Given request: Find the lines with the string "that" and return them.

Stored rows:
— start —
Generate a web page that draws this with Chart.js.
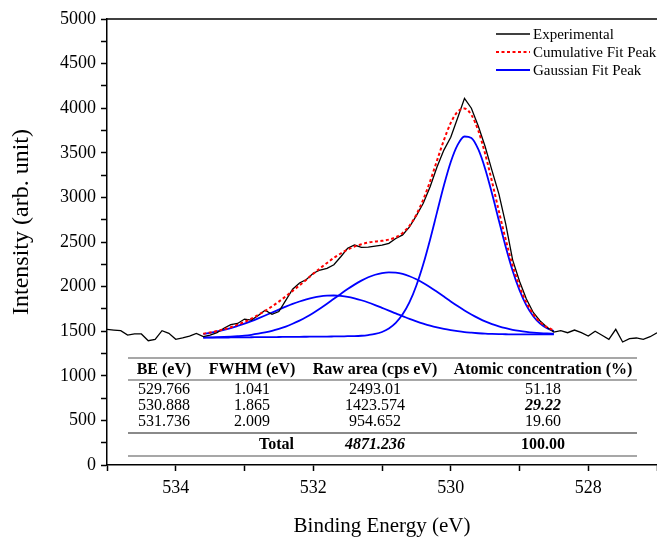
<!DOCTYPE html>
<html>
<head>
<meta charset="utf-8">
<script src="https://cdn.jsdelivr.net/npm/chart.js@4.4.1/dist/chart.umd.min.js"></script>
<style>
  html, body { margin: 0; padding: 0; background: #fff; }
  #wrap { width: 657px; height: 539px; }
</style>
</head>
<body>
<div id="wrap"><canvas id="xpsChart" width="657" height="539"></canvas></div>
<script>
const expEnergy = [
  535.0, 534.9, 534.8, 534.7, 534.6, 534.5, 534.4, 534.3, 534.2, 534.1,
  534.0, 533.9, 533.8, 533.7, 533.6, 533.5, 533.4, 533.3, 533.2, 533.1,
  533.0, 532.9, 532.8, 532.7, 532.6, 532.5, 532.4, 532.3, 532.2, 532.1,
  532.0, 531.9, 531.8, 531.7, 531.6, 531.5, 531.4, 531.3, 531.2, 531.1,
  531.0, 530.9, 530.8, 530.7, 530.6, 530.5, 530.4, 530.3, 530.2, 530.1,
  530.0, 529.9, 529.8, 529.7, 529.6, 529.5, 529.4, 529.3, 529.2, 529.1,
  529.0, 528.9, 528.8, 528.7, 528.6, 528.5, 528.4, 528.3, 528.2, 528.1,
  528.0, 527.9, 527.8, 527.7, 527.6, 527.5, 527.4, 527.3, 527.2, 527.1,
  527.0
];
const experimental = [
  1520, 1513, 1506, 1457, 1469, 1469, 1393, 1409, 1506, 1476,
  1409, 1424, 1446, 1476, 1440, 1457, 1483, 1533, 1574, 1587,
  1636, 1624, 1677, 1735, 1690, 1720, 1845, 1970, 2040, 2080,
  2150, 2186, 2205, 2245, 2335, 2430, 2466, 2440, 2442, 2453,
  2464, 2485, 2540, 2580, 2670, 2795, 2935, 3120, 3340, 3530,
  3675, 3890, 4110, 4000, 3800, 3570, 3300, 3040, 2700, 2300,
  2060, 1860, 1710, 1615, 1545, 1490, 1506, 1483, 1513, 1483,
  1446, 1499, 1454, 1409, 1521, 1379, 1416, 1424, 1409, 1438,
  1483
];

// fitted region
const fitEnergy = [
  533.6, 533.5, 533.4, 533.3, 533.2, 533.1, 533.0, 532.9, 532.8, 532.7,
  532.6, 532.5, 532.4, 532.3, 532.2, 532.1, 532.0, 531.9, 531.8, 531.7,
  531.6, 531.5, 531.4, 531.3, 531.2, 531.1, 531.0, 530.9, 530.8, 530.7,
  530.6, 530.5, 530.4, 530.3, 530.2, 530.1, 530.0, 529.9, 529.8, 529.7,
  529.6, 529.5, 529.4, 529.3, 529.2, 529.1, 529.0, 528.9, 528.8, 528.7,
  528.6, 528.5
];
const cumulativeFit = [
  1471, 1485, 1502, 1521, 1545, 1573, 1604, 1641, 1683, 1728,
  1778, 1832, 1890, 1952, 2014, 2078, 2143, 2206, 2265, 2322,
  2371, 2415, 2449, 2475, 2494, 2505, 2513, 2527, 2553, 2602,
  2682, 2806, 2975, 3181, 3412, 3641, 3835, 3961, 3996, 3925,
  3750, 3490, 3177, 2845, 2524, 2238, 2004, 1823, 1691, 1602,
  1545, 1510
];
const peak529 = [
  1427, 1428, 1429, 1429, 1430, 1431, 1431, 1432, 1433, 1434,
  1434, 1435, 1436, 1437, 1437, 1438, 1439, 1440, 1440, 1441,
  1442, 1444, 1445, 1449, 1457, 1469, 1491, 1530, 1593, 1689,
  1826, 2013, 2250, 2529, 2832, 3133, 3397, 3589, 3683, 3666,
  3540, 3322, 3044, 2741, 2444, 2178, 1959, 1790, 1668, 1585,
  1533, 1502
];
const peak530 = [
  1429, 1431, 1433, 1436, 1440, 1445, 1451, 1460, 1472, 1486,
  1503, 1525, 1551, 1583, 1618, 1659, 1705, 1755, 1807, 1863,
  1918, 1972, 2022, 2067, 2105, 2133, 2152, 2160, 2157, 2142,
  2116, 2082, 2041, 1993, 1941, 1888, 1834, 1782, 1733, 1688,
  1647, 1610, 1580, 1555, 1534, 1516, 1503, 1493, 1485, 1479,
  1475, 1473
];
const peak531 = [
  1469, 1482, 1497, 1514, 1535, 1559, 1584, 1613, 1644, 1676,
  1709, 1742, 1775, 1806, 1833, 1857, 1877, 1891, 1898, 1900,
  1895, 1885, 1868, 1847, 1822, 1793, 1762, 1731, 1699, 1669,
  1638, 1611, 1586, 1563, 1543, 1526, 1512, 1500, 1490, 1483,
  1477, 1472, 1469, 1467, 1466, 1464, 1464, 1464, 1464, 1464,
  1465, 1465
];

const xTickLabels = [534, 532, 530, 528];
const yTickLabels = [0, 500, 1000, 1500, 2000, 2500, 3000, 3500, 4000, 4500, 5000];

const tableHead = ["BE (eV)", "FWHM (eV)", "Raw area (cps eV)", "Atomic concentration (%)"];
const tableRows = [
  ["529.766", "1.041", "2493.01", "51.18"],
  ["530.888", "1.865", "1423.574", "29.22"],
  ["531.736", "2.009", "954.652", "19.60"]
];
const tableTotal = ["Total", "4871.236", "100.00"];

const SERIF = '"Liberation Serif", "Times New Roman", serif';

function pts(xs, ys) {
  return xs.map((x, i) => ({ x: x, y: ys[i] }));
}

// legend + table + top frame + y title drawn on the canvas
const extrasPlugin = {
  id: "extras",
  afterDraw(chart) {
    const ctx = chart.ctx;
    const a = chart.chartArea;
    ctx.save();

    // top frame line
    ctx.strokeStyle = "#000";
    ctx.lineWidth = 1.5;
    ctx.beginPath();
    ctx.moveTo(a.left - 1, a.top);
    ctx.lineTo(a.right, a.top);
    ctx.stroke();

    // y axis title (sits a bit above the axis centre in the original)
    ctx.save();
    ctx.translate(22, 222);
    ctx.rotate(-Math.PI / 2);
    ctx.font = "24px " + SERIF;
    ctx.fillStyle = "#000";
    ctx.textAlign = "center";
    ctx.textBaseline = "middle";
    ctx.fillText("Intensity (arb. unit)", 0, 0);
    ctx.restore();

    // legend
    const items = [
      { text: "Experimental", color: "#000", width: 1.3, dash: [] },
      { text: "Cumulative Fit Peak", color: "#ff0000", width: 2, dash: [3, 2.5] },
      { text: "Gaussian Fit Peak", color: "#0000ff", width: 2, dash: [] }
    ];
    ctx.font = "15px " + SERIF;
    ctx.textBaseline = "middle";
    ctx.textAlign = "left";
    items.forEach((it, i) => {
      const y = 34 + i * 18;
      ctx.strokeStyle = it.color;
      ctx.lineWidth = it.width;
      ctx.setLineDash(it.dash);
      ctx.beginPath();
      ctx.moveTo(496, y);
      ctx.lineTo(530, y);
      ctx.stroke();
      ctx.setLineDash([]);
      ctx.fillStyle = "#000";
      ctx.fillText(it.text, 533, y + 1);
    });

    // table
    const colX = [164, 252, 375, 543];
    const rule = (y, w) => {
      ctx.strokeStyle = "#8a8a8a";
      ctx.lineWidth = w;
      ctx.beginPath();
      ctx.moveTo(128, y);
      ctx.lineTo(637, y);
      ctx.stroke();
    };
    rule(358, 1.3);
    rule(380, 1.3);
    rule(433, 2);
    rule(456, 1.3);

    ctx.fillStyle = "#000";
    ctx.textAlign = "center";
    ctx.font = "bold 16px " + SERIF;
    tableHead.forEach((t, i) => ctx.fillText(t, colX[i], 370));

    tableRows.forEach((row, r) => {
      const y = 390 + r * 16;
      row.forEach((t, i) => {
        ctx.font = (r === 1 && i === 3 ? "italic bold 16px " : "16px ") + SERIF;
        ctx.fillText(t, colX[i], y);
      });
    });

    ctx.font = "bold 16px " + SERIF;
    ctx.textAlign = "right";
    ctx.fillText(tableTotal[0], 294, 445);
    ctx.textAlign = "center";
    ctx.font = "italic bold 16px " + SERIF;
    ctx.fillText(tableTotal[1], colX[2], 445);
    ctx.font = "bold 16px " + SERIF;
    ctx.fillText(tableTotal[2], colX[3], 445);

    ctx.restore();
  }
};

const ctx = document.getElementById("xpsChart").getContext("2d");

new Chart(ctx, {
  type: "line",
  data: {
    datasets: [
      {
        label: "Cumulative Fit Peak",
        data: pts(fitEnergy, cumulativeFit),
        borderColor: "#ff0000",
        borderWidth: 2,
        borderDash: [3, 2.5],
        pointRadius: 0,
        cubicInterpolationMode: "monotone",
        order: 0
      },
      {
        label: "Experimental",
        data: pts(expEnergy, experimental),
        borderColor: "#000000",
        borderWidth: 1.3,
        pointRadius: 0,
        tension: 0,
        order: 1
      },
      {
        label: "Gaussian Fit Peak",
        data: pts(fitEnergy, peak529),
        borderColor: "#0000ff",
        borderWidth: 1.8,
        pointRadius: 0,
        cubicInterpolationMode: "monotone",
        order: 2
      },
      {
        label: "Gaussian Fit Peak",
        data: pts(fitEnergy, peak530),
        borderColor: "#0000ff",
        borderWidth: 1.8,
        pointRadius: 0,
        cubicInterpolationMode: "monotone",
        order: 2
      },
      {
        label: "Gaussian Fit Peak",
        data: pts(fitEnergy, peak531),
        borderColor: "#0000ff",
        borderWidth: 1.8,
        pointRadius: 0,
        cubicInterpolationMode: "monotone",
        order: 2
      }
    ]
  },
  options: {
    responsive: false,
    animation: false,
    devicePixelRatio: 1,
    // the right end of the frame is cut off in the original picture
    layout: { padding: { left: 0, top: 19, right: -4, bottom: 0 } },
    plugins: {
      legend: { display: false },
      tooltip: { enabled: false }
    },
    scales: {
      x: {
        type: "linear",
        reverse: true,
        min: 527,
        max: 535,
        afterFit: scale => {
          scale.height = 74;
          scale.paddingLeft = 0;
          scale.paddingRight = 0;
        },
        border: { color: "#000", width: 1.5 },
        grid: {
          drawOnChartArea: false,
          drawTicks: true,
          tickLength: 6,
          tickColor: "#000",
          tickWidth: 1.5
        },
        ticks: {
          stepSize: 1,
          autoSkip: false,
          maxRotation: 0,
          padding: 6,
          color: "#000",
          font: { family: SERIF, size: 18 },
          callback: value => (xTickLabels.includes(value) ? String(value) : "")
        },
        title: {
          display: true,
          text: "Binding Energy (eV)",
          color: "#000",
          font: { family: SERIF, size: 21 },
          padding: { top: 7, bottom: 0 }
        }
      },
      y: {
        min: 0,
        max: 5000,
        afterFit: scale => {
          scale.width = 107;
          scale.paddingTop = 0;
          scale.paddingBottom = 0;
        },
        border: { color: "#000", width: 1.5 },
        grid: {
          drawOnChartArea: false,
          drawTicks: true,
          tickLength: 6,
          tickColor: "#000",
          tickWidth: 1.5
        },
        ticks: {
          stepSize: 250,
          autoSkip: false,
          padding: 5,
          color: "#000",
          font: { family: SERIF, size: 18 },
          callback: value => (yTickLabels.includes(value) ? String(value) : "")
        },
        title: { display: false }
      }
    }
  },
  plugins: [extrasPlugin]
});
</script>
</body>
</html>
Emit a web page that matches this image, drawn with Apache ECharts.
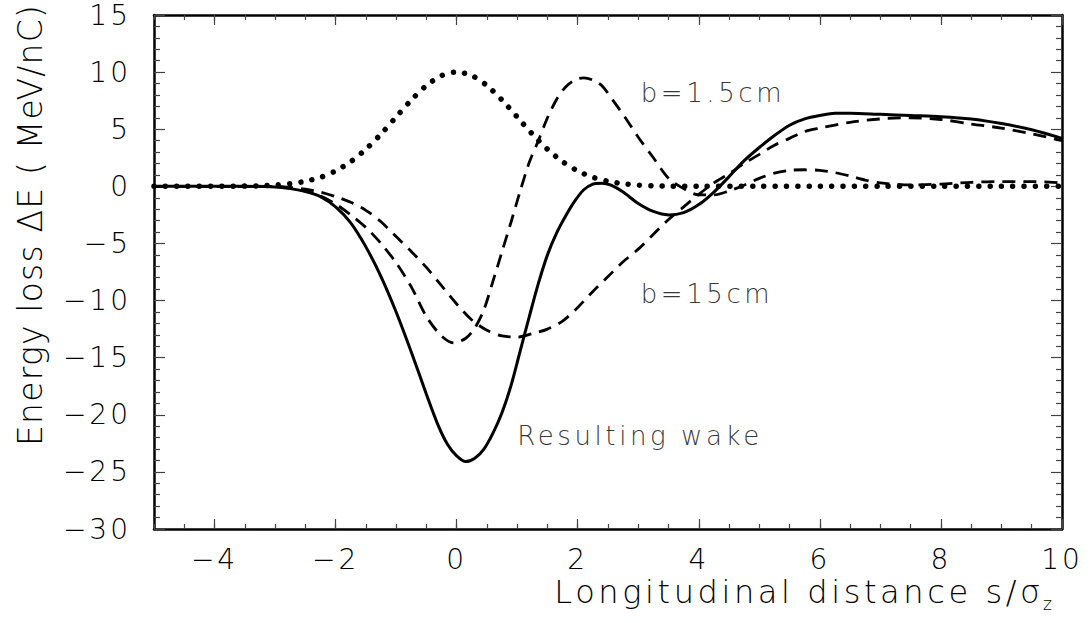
— end —
Answer to this task:
Generate a web page that draws this with Chart.js.
Emit a web page that matches this image, drawn with Apache ECharts.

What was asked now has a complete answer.